Intranet Services and Connectivity
Now we’re getting to the heart of the matter. How secure is your internal network? You should be asking questions such as:
Can any user remote desktop to the sensitive server, or only admins?
Did we update and change passwords on that old network device?
Do we have centralized logs to help when there is a breach?
Domain Policy Review
Bah.. I know, BORING, but a checkup of your domain settings and Global Policies is crucial for your security. You will be surprised what’s been lingering for years!
Server and Workstation Review
Checking on how your servers are built out and making a standard will save a great deal of time during this part. Major important issues to cover should include:
Do machines utilize centralized authentication?
Are servers logging to centralized logging server?
You are running anti-malware and AV right? Right??
It’s not all about the Tech
You need to interview at least some of your people. All of the security tech in the world isn’t worth anything if your people just find ways around it. You need to do a people policy review including password life, who can do what, least privilege understanding, etc.
Deliverables: What should you have in the end?
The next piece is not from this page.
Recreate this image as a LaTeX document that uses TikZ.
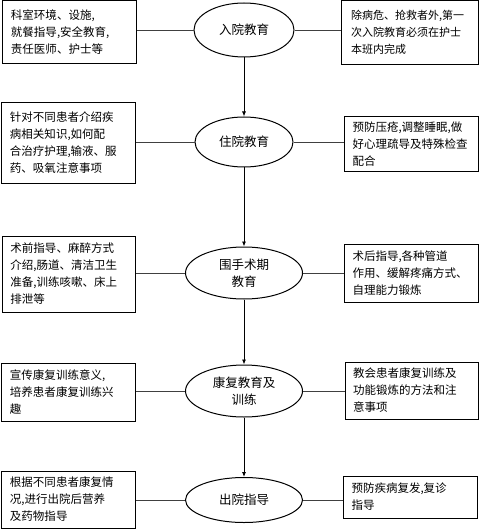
\documentclass[tikz,border=0pt]{standalone}
\usepackage{fontspec}
\setmainfont{Noto Sans CJK SC}
\usetikzlibrary{shapes.geometric,arrows.meta}
\XeTeXinterchartokenstate=1
\XeTeXinterchartoks 1 1 = {\nobreak\hskip0pt plus 1pt\relax}
\XeTeXinterchartoks 1 3 = {\nobreak\hskip0pt plus 1pt\relax}
\XeTeXinterchartoks 3 1 = {\nobreak\hskip0pt plus 1pt\relax}
\XeTeXinterchartoks 0 1 = {\nobreak\hskip0pt plus 1pt\relax}
\XeTeXinterchartoks 1 0 = {\nobreak\hskip0pt plus 1pt\relax}
\XeTeXinterchartoks 3 0 = {\nobreak\hskip0pt plus 1pt\relax}
\XeTeXinterchartoks 0 3 = {\nobreak\hskip0pt plus 1pt\relax}
\newcommand\boxfnt{\fontsize{11.5bp}{17bp}\selectfont}
\newcommand\boxfntsm{\fontsize{11bp}{17bp}\selectfont}
\newcommand\ellfnt{\fontsize{12.5bp}{17bp}\selectfont}
\tikzset{
  tbox/.style={draw, line width=1bp, text width=117bp, inner xsep=8bp, inner ysep=0pt, align=justify, font=\boxfnt},
  stage/.style={draw, ellipse, line width=1bp, inner sep=0pt, align=center, font=\ellfnt},
  flow/.style={-{Latex[length=5bp,width=4bp]}, line width=0.8bp},
  link/.style={line width=0.8bp, draw=black!75}
}
\begin{document}
\begin{tikzpicture}[x=1bp,y=-1bp]
\useasboundingbox (0,0) rectangle (479,529);
% stages
\node[stage, minimum width=100bp, minimum height=54bp] (E1) at (244,30) {入院教育};
\node[stage, minimum width=98bp, minimum height=50bp] (E2) at (244,142) {住院教育};
\node[stage, minimum width=117bp, minimum height=52bp] (E3) at (244,273) {围手术期\\教育};
\node[stage, minimum width=117bp, minimum height=52bp] (E4) at (244,391) {康复教育及\\训练};
\node[stage, minimum width=117bp, minimum height=45bp] (E5) at (244,500) {出院指导};
% left boxes
\node[tbox, minimum height=63bp] (L1) at (69.5,32.5) {科室环境、设施,\\就餐指导,安全教育,\\责任医师、护士等};
\node[tbox, minimum height=80bp] (L2) at (68.5,143) {针对不同患者介绍疾\linebreak 病相关知识,如何配\linebreak 合治疗护理,输液、服\linebreak 药、吸氧注意事项};
\node[tbox, minimum height=76bp] (L3) at (69,274) {术前指导、麻醉方式\linebreak 介绍,肠道、清洁卫生\linebreak 准备,训练咳嗽、床上\linebreak 排泄等};
\node[tbox, minimum height=58bp] (L4) at (68.5,392) {宣传康复训练意义,\linebreak 培养患者康复训练兴\linebreak 趣};
\node[tbox, minimum height=57bp] (L5) at (68.5,499.5) {根据不同患者康复情\linebreak 况,进行出院后营养\linebreak 及药物指导};
% right boxes
\node[tbox, font=\boxfntsm, minimum width=137bp, minimum height=64bp] (R1) at (409.5,32.5) {除病危、抢救者外,第一\linebreak 次入院教育必须在护士\linebreak 本班内完成};
\node[tbox, minimum width=134bp, minimum height=55bp] (R2) at (411,144.5) {预防压疮,调整睡眠,做\linebreak 好心理疏导及特殊检查\linebreak 配合};
\node[tbox, minimum width=134bp, minimum height=58bp] (R3) at (411,273) {术后指导,各种管道\linebreak 作用、缓解疼痛方式、\linebreak 自理能力锻炼};
\node[tbox, minimum width=133bp, minimum height=57bp] (R4) at (411.5,390.5) {教会患者康复训练及\linebreak 功能锻炼的方法和注\linebreak 意事项};
\node[tbox, minimum width=134bp, minimum height=42bp] (R5) at (410,497) {预防疾病复发,复诊\linebreak 指导};
% arrows
\draw[flow] (E1.south) -- (E2.north);
\draw[flow] (E2.south) -- (E3.north);
\draw[flow] (E3.south) -- (E4.north);
\draw[flow] (E4.south) -- (E5.north);
% side links
\foreach \i in {1,...,5}{
  \draw[link] (L\i.east |- E\i.west) -- (E\i.west);
  \draw[link] (E\i.east) -- (R\i.west |- E\i.east);
}
\end{tikzpicture}
\end{document}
Whether you did everything in house or outsourced to a security firm, you’ve done the work, now make sure it’s documented!
Executive Summary
The powers that be are going to want to see what all the fuss was about. Don’t get into the weeds; whether it’s good or bad news, keep it concise and to the point. The excecutive summary needs to let the bosses know:
Things are good or bad, ore more importantly “Not as Bad as we thought!”
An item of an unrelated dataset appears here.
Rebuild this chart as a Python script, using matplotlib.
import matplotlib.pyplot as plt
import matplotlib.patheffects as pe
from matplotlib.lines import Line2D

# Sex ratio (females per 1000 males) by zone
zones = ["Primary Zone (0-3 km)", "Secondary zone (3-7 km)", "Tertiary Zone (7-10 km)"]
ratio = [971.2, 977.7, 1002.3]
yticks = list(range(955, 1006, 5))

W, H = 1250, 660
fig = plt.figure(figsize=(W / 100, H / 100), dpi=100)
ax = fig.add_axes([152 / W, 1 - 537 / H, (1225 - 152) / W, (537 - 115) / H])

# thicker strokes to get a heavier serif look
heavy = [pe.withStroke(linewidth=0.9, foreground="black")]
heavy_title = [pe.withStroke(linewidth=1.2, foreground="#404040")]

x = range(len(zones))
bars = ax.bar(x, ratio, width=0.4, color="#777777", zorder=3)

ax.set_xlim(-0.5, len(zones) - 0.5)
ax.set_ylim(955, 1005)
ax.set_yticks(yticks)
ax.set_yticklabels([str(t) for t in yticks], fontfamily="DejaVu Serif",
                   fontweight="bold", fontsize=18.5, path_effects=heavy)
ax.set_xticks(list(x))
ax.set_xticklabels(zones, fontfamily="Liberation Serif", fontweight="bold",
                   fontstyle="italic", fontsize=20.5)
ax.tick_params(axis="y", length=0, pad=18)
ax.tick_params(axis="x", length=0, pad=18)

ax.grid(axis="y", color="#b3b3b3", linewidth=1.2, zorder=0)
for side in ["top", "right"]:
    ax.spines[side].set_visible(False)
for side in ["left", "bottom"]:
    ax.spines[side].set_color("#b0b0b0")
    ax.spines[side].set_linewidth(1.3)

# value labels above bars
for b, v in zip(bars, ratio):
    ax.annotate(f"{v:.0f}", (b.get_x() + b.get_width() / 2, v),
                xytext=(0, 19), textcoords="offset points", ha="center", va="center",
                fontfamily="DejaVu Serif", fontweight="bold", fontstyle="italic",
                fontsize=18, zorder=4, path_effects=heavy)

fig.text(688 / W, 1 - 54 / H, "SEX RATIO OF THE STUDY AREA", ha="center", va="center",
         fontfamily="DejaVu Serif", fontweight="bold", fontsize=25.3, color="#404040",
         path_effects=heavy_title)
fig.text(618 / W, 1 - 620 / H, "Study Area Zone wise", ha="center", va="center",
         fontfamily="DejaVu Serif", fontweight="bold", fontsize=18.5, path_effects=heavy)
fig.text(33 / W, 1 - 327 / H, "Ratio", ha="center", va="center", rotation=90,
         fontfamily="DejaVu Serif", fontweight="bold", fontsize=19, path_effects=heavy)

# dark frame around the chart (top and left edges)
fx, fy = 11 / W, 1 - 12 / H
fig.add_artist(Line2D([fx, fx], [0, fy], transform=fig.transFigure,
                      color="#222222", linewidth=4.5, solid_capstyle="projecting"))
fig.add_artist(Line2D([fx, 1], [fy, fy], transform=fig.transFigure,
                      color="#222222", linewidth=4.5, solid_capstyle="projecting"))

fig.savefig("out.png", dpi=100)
It will take X days to fix things or be compliant.
IT needs Y amount of money to be up to spec.
Comprehensive report
Ideally this report should be against a security framework like NIST 800-53, NIST 800-171, CIS Critical Security Controls, or ISO. When Roka Com performs a Vulnerability Assessment for a client we like the following format:
Current state of your network
Top 10 biggest bang for your buck improvements now
Equipment or services you need to purchase
Matrix list of issues against security framework
Longer term goals
Use this to justify your budget!
This is everything you need to show management that you REALLY need to upgrade that equipment or hire more staff. Compliance violations are no joke and can end up costing way more than a new switch or the upgrade to VMWare.
In House or Outsource?
Whether you did everything in house or outsourced to a security firm, you’ve done the work, now make sure it’s documented!
Do your people have the skills to perform the self-assessment?
Will you get an honest self-assessment? Not that people will lie, but omissions occur when people are worried it will impact their raise or bonus.
Will it save time and money to outsource to experts?
Do your regulations require you to have a third party perform the assessment?